Критик пишет рецензию на сборник «сырых» сонетов: «Текст источает ароматы остывшего металла и сырого подвала». Автор сборника: «Это не метафора. Я в котельной печатал, там и правда пахло».

Поэт принес в цех № 14 сонет-центон, целиком состоящий из цитат Сартра. Ему вежливо вернули: «Извините, но у нас производство, а не пункт по приему макулатуры от французских философов».
 
 – Что будет, если скрестить сонет Шекспира с инструкцией по эксплуатации котла?
–  Получится путевка в Котельную цеха № 14.

Молодой автор спрашивает: «Как мне достичь той самой "сырости" в стихах?». Мастер из «Цеха №14» отвечает: «Перестань их выпрастывать. Пусть сами себе растут, как плесень в углу».

– Ваш диалогический сонет кажется мне монологом шизофреника.
– Это потому, что вы не слышите паузы. В паузах – третий соавтор. Обычно – сквозняк из щели.

– Почему вы называете свою поэзию «артефактовыми реликвиями»?
– Потому что археологи будущего будут откапывать их на помойках нашей эпохи и ломать голову, что мы хотели сказать.

Студент спрашивает: «Профессор, а можно ли математически вывести идеальный сонет?». Профессор, вздохнув: «Можно. Но он будет настолько совершенен, что его придется немедленно забраковать за отсутствие души».

– Что общего у сонета и котла?
– И то, и другое должно держать давление. Только котел – паровое, а сонет – смысловое.

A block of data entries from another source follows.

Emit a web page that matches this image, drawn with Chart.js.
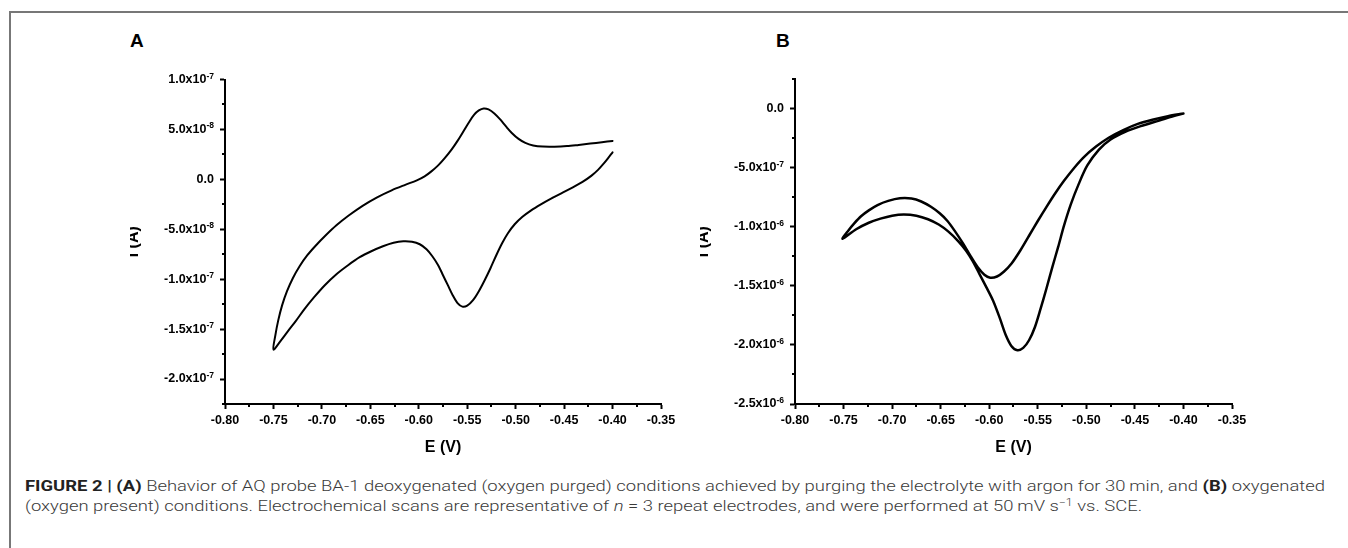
<!DOCTYPE html>
<html><head><meta charset="utf-8">
<script src="https://cdn.jsdelivr.net/npm/chart.js@4.4.1/dist/chart.umd.min.js"></script>
<style>
html,body{margin:0;padding:0;background:#fff;width:1348px;height:548px;overflow:hidden;position:relative;font-family:"Liberation Sans",Arial,sans-serif;}
.frame{position:absolute;left:9px;top:11px;width:1400px;height:600px;border-top:2px solid #777;border-left:2px solid #777;}
.panel{position:absolute;width:560px;height:400px;top:60px;}
.plabel{position:absolute;font:bold 19px "Liberation Sans",Arial,sans-serif;color:#000;line-height:19px;}
#caption{position:absolute;left:25px;top:476px;font-family:Roboto,"Liberation Sans",sans-serif;font-weight:300;font-size:15px;line-height:20px;color:#3a3a3a;white-space:nowrap;transform-origin:0 0;}
#caption b{font-weight:700;color:#222;}
#caption sup{font-size:10px;line-height:0;vertical-align:5px;}
</style></head>
<body>
<div class="frame"></div>
<div class="plabel" style="left:130px;top:31px;">A</div>
<div class="plabel" style="left:776px;top:31px;">B</div>
<div class="panel" style="left:130px;"><canvas id="cA" width="560" height="400"></canvas></div>
<div class="panel" style="left:700px;"><canvas id="cB" width="560" height="400"></canvas></div>
<div id="caption"><div><b>FIGURE 2 | (A)</b> Behavior of AQ probe BA-1 deoxygenated (oxygen purged) conditions achieved by purging the electrolyte with argon for 30&#8201;min, and <b>(B)</b> oxygenated</div><div>(oxygen present) conditions. Electrochemical scans are representative of <i>n</i> = 3 repeat electrodes, and were performed at 50&#8201;mV s<sup>−1</sup> vs. SCE.</div></div>
<script>
// ---- Panel A: deoxygenated CV (E in V, i in A); cathodic sweep then anodic sweep ----
const eA = [-0.400,-0.404,-0.409,-0.415,-0.422,-0.431,-0.441,-0.452,-0.463,-0.474,-0.484,-0.493,-0.501,-0.508,-0.514,-0.520,-0.526,-0.532,-0.538,-0.544,-0.550,-0.555,-0.560,-0.565,-0.570,-0.575,-0.580,-0.586,-0.592,-0.599,-0.607,-0.616,-0.626,-0.637,-0.649,-0.661,-0.673,-0.685,-0.697,-0.708,-0.718,-0.727,-0.735,-0.742,-0.750,
  -0.748,-0.745,-0.741,-0.736,-0.730,-0.723,-0.715,-0.706,-0.696,-0.685,-0.672,-0.658,-0.643,-0.628,-0.614,-0.602,-0.594,-0.587,-0.580,-0.573,-0.566,-0.560,-0.554,-0.548,-0.543,-0.538,-0.533,-0.528,-0.522,-0.516,-0.510,-0.504,-0.497,-0.490,-0.482,-0.472,-0.460,-0.447,-0.435,-0.423,-0.411,-0.400];
const iA = [2.7e-8,2.2e-8,1.6e-8,9.5e-9,3.5e-9,-2.5e-9,-8e-9,-1.35e-8,-1.9e-8,-2.5e-8,-3.1e-8,-3.75e-8,-4.5e-8,-5.4e-8,-6.4e-8,-7.6e-8,-8.9e-8,-1.01e-7,-1.12e-7,-1.21e-7,-1.265e-7,-1.275e-7,-1.24e-7,-1.16e-7,-1.06e-7,-9.6e-8,-8.6e-8,-7.7e-8,-7.0e-8,-6.5e-8,-6.25e-8,-6.2e-8,-6.35e-8,-6.7e-8,-7.2e-8,-7.8e-8,-8.6e-8,-9.5e-8,-1.06e-7,-1.18e-7,-1.30e-7,-1.42e-7,-1.52e-7,-1.61e-7,-1.705e-7,
  -1.56e-7,-1.41e-7,-1.26e-7,-1.12e-7,-9.9e-8,-8.7e-8,-7.6e-8,-6.6e-8,-5.6e-8,-4.6e-8,-3.6e-8,-2.65e-8,-1.8e-8,-1.1e-8,-5.5e-9,-1e-9,3e-9,8e-9,1.4e-8,2.15e-8,3.0e-8,3.85e-8,4.8e-8,5.75e-8,6.45e-8,6.9e-8,7.1e-8,7.0e-8,6.6e-8,6.0e-8,5.3e-8,4.65e-8,4.05e-8,3.65e-8,3.4e-8,3.28e-8,3.27e-8,3.33e-8,3.45e-8,3.58e-8,3.72e-8,3.85e-8];

// ---- Panel B: oxygenated CV (E in V, i in A) ----
const eB = [-0.400,-0.410,-0.425,-0.444,-0.460,-0.475,-0.487,-0.499,-0.508,-0.516,-0.523,-0.529,-0.535,-0.541,-0.547,-0.553,-0.559,-0.565,-0.571,-0.577,-0.583,-0.589,-0.596,-0.603,-0.610,-0.617,-0.624,-0.632,-0.642,-0.652,-0.663,-0.675,-0.688,-0.700,-0.712,-0.724,-0.737,-0.751,
  -0.745,-0.739,-0.732,-0.724,-0.715,-0.704,-0.692,-0.680,-0.670,-0.660,-0.651,-0.643,-0.635,-0.627,-0.619,-0.612,-0.605,-0.599,-0.592,-0.585,-0.577,-0.568,-0.559,-0.550,-0.541,-0.532,-0.523,-0.513,-0.502,-0.490,-0.477,-0.462,-0.447,-0.432,-0.416,-0.400];
const iB = [-4.0e-8,-6.2e-8,-1.0e-7,-1.47e-7,-1.95e-7,-2.6e-7,-3.45e-7,-4.8e-7,-6.4e-7,-8.1e-7,-9.9e-7,-1.17e-6,-1.34e-6,-1.52e-6,-1.69e-6,-1.85e-6,-1.96e-6,-2.025e-6,-2.045e-6,-2.01e-6,-1.915e-6,-1.775e-6,-1.625e-6,-1.51e-6,-1.40e-6,-1.29e-6,-1.20e-6,-1.12e-6,-1.04e-6,-9.8e-7,-9.35e-7,-9.05e-7,-8.95e-7,-9.05e-7,-9.3e-7,-9.65e-7,-1.02e-6,-1.10e-6,
  -1.03e-6,-9.7e-7,-9.1e-7,-8.6e-7,-8.15e-7,-7.8e-7,-7.58e-7,-7.6e-7,-7.85e-7,-8.3e-7,-8.85e-7,-9.5e-7,-1.04e-6,-1.14e-6,-1.25e-6,-1.34e-6,-1.405e-6,-1.43e-6,-1.42e-6,-1.38e-6,-1.31e-6,-1.20e-6,-1.075e-6,-9.5e-7,-8.3e-7,-7.15e-7,-6.1e-7,-5.05e-7,-4.05e-7,-3.2e-7,-2.45e-7,-1.8e-7,-1.28e-7,-9.2e-8,-6.2e-8,-4.0e-8];

// ---- axes ----
const xTickStep = 0.05;
const xRange = [-0.80, -0.35];
const yRangeA = [-2.25e-7, 1.0e-7], yStepA = 5e-8;
const yRangeB = [-2.5e-6, 2.5e-7], yStepB = 5e-7;
const xTitle = 'E (V)', yTitle = 'i (A)';

const FONT = "'Liberation Sans', Arial, Helvetica, sans-serif";
function isMajor(v, step){ return Math.abs(v/step - Math.round(v/step)) < 1e-6; }
function fmtY(v){
  if (Math.abs(v) < 1e-20) return {m:'0.0', e:''};
  const e = Math.floor(Math.log10(Math.abs(v)) + 1e-9);
  return {m:(v/Math.pow(10,e)).toFixed(1) + 'x10', e:String(e)};
}

function decor(yStep){
  return {
    id:'decor',
    afterDraw(chart){
      const ctx = chart.ctx, ca = chart.chartArea, xs = chart.scales.x, ys = chart.scales.y;
      ctx.save();
      ctx.strokeStyle = '#000'; ctx.lineWidth = 2; ctx.lineCap = 'butt';
      const xm = xTickStep/2;
      for (let k = Math.ceil(xs.min/xm - 1e-6); k <= Math.floor(xs.max/xm + 1e-6); k++){
        const v = k*xm; if (isMajor(v, xTickStep)) continue;
        const px = Math.round(xs.getPixelForValue(v));
        ctx.beginPath(); ctx.moveTo(px, ca.bottom); ctx.lineTo(px, ca.bottom + 3); ctx.stroke();
      }
      const ym = yStep/2;
      for (let k = Math.ceil(ys.min/ym - 1e-6); k <= Math.floor(ys.max/ym + 1e-6); k++){
        const v = k*ym; if (isMajor(v, yStep)) continue;
        const py = Math.round(ys.getPixelForValue(v));
        ctx.beginPath(); ctx.moveTo(ca.left, py); ctx.lineTo(ca.left - 3, py); ctx.stroke();
      }
      ctx.fillStyle = '#000';
      for (let k = Math.ceil(ys.min/yStep - 1e-6); k <= Math.floor(ys.max/yStep + 1e-6); k++){
        const v = k*yStep, py = ys.getPixelForValue(v), lab = fmtY(v);
        let xr = ca.left - 11;
        if (lab.e){
          ctx.font = 'bold 8.5px ' + FONT; ctx.textAlign = 'right'; ctx.textBaseline = 'alphabetic';
          ctx.fillText(lab.e, xr, py - 1);
          xr -= ctx.measureText(lab.e).width;
        }
        ctx.font = 'bold 12.5px ' + FONT; ctx.textAlign = 'right'; ctx.textBaseline = 'middle';
        ctx.fillText(lab.m, xr, py);
      }
      ctx.font = 'bold 16px ' + FONT; ctx.textAlign = 'center'; ctx.textBaseline = 'middle';
      ctx.fillText(xTitle, (ca.left + ca.right)/2, ca.bottom + 44);
      ctx.translate(ca.left - 91, (ca.top + ca.bottom)/2);
      ctx.rotate(-Math.PI/2);
      ctx.fillText(yTitle, 0, 0);
      ctx.restore();
    }
  };
}

function makeChart(id, E, I, yRange, yStep, lw, padTop, padRight){
  return new Chart(document.getElementById(id), {
    type:'scatter',
    data:{datasets:[{data:E.map((e,k)=>({x:e, y:I[k]})), showLine:true, borderColor:'#000', backgroundColor:'#000', borderWidth:lw, pointRadius:0, tension:0.3, fill:false, borderJoinStyle:'round', borderCapStyle:'round'}]},
    options:{
      responsive:false, animation:false, events:[],
      layout:{padding:{left:0, top:padTop, right:padRight, bottom:0}},
      plugins:{legend:{display:false}, tooltip:{enabled:false}, title:{display:false}},
      scales:{
        x:{type:'linear', position:'bottom', min:xRange[0], max:xRange[1],
          afterFit(s){ s.height = 56; s.paddingLeft = 0; s.paddingRight = 0; },
          ticks:{stepSize:xTickStep, autoSkip:false, maxRotation:0, padding:4, color:'#000',
            font:{family:FONT, weight:'bold', size:12.5}, callback:v=>Number(v).toFixed(2)},
          grid:{display:true, drawOnChartArea:false, drawTicks:true, tickLength:5, tickWidth:2,
            tickColor:c=> (c.tick && isMajor(c.tick.value, xTickStep)) ? '#000' : 'rgba(0,0,0,0)'},
          border:{display:true, color:'#000', width:2}},
        y:{type:'linear', position:'left', min:yRange[0], max:yRange[1],
          afterFit(s){ s.width = 95; s.paddingTop = 0; s.paddingBottom = 0; },
          ticks:{display:false, stepSize:yStep},
          grid:{display:true, drawOnChartArea:false, drawTicks:true, tickLength:5, tickWidth:2,
            tickColor:c=> (c.tick && isMajor(c.tick.value, yStep)) ? '#000' : 'rgba(0,0,0,0)'},
          border:{display:true, color:'#000', width:2}}
      }
    },
    plugins:[decor(yStep)]
  });
}

makeChart('cA', eA, iA, yRangeA, yStepA, 2, 19.5, 29);
makeChart('cB', eB, iB, yRangeB, yStepB, 2.5, 19.3, 28);

const cap = document.getElementById('caption');
const w = cap.getBoundingClientRect().width;
cap.style.transform = 'scaleX(' + (1300 / w) + ')';
</script>
</body></html>
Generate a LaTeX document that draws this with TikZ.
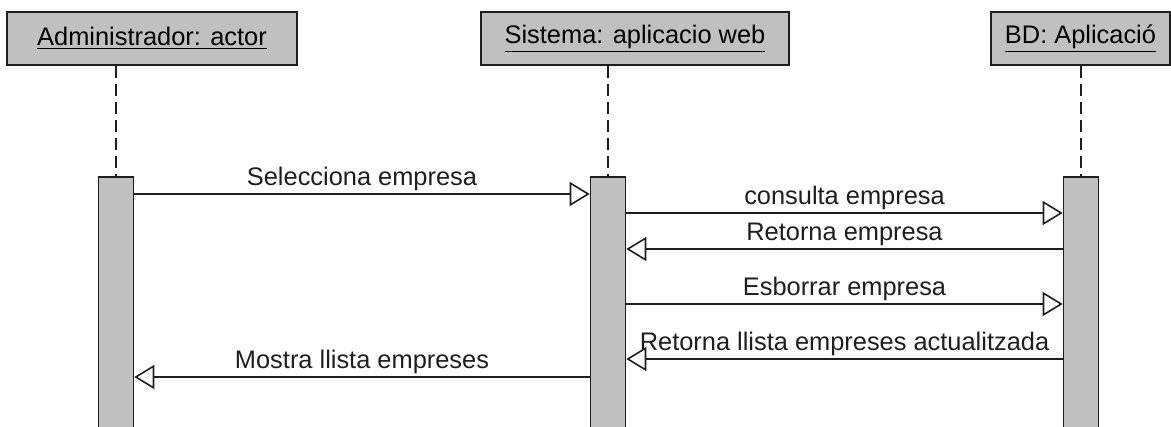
\documentclass[tikz,border=0pt]{standalone}
\usepackage{fontspec}
\setmainfont{Liberation Sans}
\usepackage{tikz}
\usetikzlibrary{arrows.meta,positioning}
\definecolor{umlgray}{HTML}{C0C0C0}
\definecolor{umlline}{HTML}{1E1E1E}

\tikzset{
  lifehead/.style={draw=umlline,fill=umlgray,line width=0.8pt,minimum height=26.5pt,inner sep=0pt,font=\fontsize{12.7}{15}\selectfont},
  actbar/.style={draw=umlline,fill=umlgray,line width=0.8pt,minimum width=17.5pt,minimum height=128pt,inner sep=0pt,anchor=north},
  lifeline/.style={draw=umlline,line width=0.8pt,dash pattern=on 6pt off 3pt},
  msg/.style={draw=umlline,line width=0.8pt,-{Triangle[open,length=10pt,width=12pt]}},
  msglabel/.style={midway,above,inner sep=1pt,text=umlline,font=\fontsize{12.7}{15}\selectfont}
}

\begin{document}
\begin{tikzpicture}[x=0.5pt,y=-0.5pt]
  \useasboundingbox (0,0) rectangle (1171,427);

  % Heads
  \node[lifehead,minimum width=145pt]  (admin)   at (152,38.5)    {\underline{Administrador: actor}};
  \node[lifehead,minimum width=154pt]  (sistema) at (635,38.5)    {\underline{Sistema: aplicacio web}};
  \node[lifehead,minimum width=89.5pt] (bd)      at (1080.5,38.5) {\underline{BD: Aplicació}};

  % Activation bars
  \node[actbar] (actA) at (116,176)  {};
  \node[actbar] (actB) at (608,176)  {};
  \node[actbar] (actC) at (1081,176) {};

  \draw[lifeline] (actA.north |- admin.south)   -- (actA.north);
  \draw[lifeline] (actB.north |- sistema.south) -- (actB.north);
  \draw[lifeline] (actC.north |- bd.south)      -- (actC.north);

  % Messages
  \coordinate (m1) at (0,194);
  \coordinate (m2) at (0,213);
  \coordinate (m3) at (0,249);
  \coordinate (m4) at (0,304);
  \coordinate (m5) at (0,359);
  \coordinate (m6) at (0,377);

  \draw[msg] (actA.east |- m1) -- node[msglabel] {Selecciona empresa} (actB.west |- m1);
  \draw[msg] (actB.east |- m2) -- node[msglabel] {consulta empresa} (actC.west |- m2);
  \draw[msg] (actC.west |- m3) -- node[msglabel] {Retorna empresa} (actB.east |- m3);
  \draw[msg] (actB.east |- m4) -- node[msglabel] {Esborrar empresa} (actC.west |- m4);
  \draw[msg] (actC.west |- m5) -- node[msglabel] {Retorna llista empreses actualitzada} (actB.east |- m5);
  \draw[msg] (actB.west |- m6) -- node[msglabel] {Mostra llista empreses} (actA.east |- m6);
\end{tikzpicture}
\end{document}
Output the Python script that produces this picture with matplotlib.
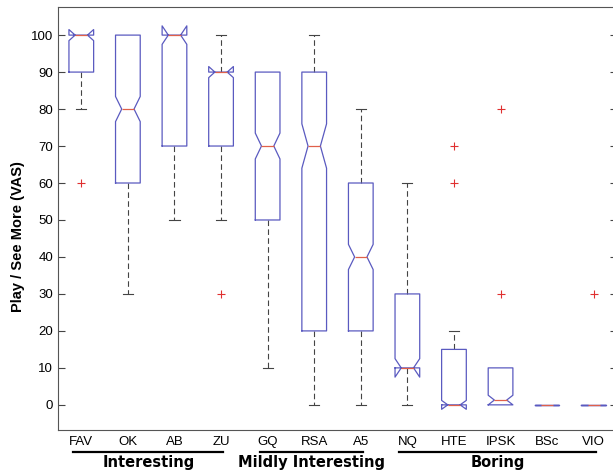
import matplotlib.pyplot as plt
from matplotlib.transforms import blended_transform_factory

plt.rcParams['font.family'] = ['Liberation Sans', 'DejaVu Sans']

# one entry per box
labels = ['FAV', 'OK', 'AB', 'ZU', 'GQ', 'RSA', 'A5', 'NQ', 'HTE', 'IPSK', 'BSc', 'VIO']
q1 = [90, 60, 70, 70, 50, 20, 20, 10, 0, 0, 0, 0]
med = [100, 80, 100, 90, 70, 70, 40, 10, 0, 1.3, 0, 0]
q3 = [100, 100, 100, 90, 90, 90, 60, 30, 15, 10, 0, 0]
whis_lo = [80, 30, 50, 50, 10, 0, 0, 0, 0, 0, 0, 0]
whis_hi = [100, 100, 100, 100, 90, 100, 80, 60, 20, 10, 0, 0]
notch = [1.5, 3.4, 2.5, 1.5, 3.5, 6.0, 3.4, 2.5, 1.2, 1.3, 0, 0]
outliers = [[60], [], [], [30], [], [], [], [], [60, 70], [30, 80], [], [30]]

groups = ['Interesting', 'Mildly Interesting', 'Boring']
group_span = [(1, 4), (5, 7), (8, 12)]

BOX_BLUE = '#5a5ac0'
MED_RED = '#e0604a'

stats = []
for i in range(len(labels)):
    stats.append(dict(label=labels[i], q1=q1[i], med=med[i], q3=q3[i],
                      whislo=whis_lo[i], whishi=whis_hi[i],
                      cilo=med[i] - notch[i], cihi=med[i] + notch[i],
                      fliers=outliers[i]))

fig = plt.figure(figsize=(6.13, 4.73), dpi=100)
ax = fig.add_axes([58 / 613, 43 / 473, 559 / 613, 423 / 473])

pos = list(range(1, len(labels) + 1))
bp = ax.bxp(stats, positions=pos, widths=0.53, capwidths=0.22, shownotches=True,
            boxprops=dict(color=BOX_BLUE, lw=0.9, zorder=3),
            medianprops=dict(color=MED_RED, lw=0.9, zorder=4),
            whiskerprops=dict(color='#444444', lw=0.8, ls=(0, (5, 3)), zorder=2),
            capprops=dict(color='#444444', lw=0.8, zorder=2),
            flierprops=dict(marker='+', markeredgecolor='#e03030', markersize=6,
                            markeredgewidth=0.8, ls='none'))

# no cap where the whisker has zero length (it would sit on the box edge)
for w, c in zip(bp['whiskers'], bp['caps']):
    y = w.get_ydata()
    if y[0] == y[1]:
        c.set_visible(False)

ax.set_xlim(0.5, 12.5)
ax.set_ylim(-6.8, 107.6)
ax.set_yticks(range(0, 101, 10))
ax.tick_params(axis='y', direction='in', length=5, labelsize=9.5, right=True,
               color='#444444')
ax.set_xticks(pos)
ax.set_xticklabels(labels, fontsize=9.5)
ax.tick_params(axis='x', length=0, pad=4)
ax.spines['right'].set_visible(False)
for s in ['left', 'bottom', 'top']:
    ax.spines[s].set_color('#555555')

# group brackets under the tick labels
trans = blended_transform_factory(ax.transData, ax.transAxes)
for name, (a, b) in zip(groups, group_span):
    x0, x1 = a - 0.17, b + 0.05
    ax.plot([x0, x1], [-0.052, -0.052], color='black', lw=1.6,
            transform=trans, clip_on=False)
    ax.text((x0 + x1) / 2, -0.078, name, transform=trans, ha='center', va='center',
            fontsize=10.5, fontweight='bold', family='DejaVu Sans')

fig.text(18 / 613, 0.5, 'Play / See More (VAS)', rotation=90, ha='center',
         va='center', fontsize=10.5, fontweight='bold')

fig.savefig('out.png', dpi=100)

На суде над поэтом ар-брют обвинитель кричал: «Он развращал умы, смешивая высокое и низкое!». Судья, прочитав сонет, вынес оправдательный приговор со словами: «Не виновен. Ибо там, где вы видите хаос, я вижу честный отчет о состоянии мира. А именно за это поэту и платят... в идеале».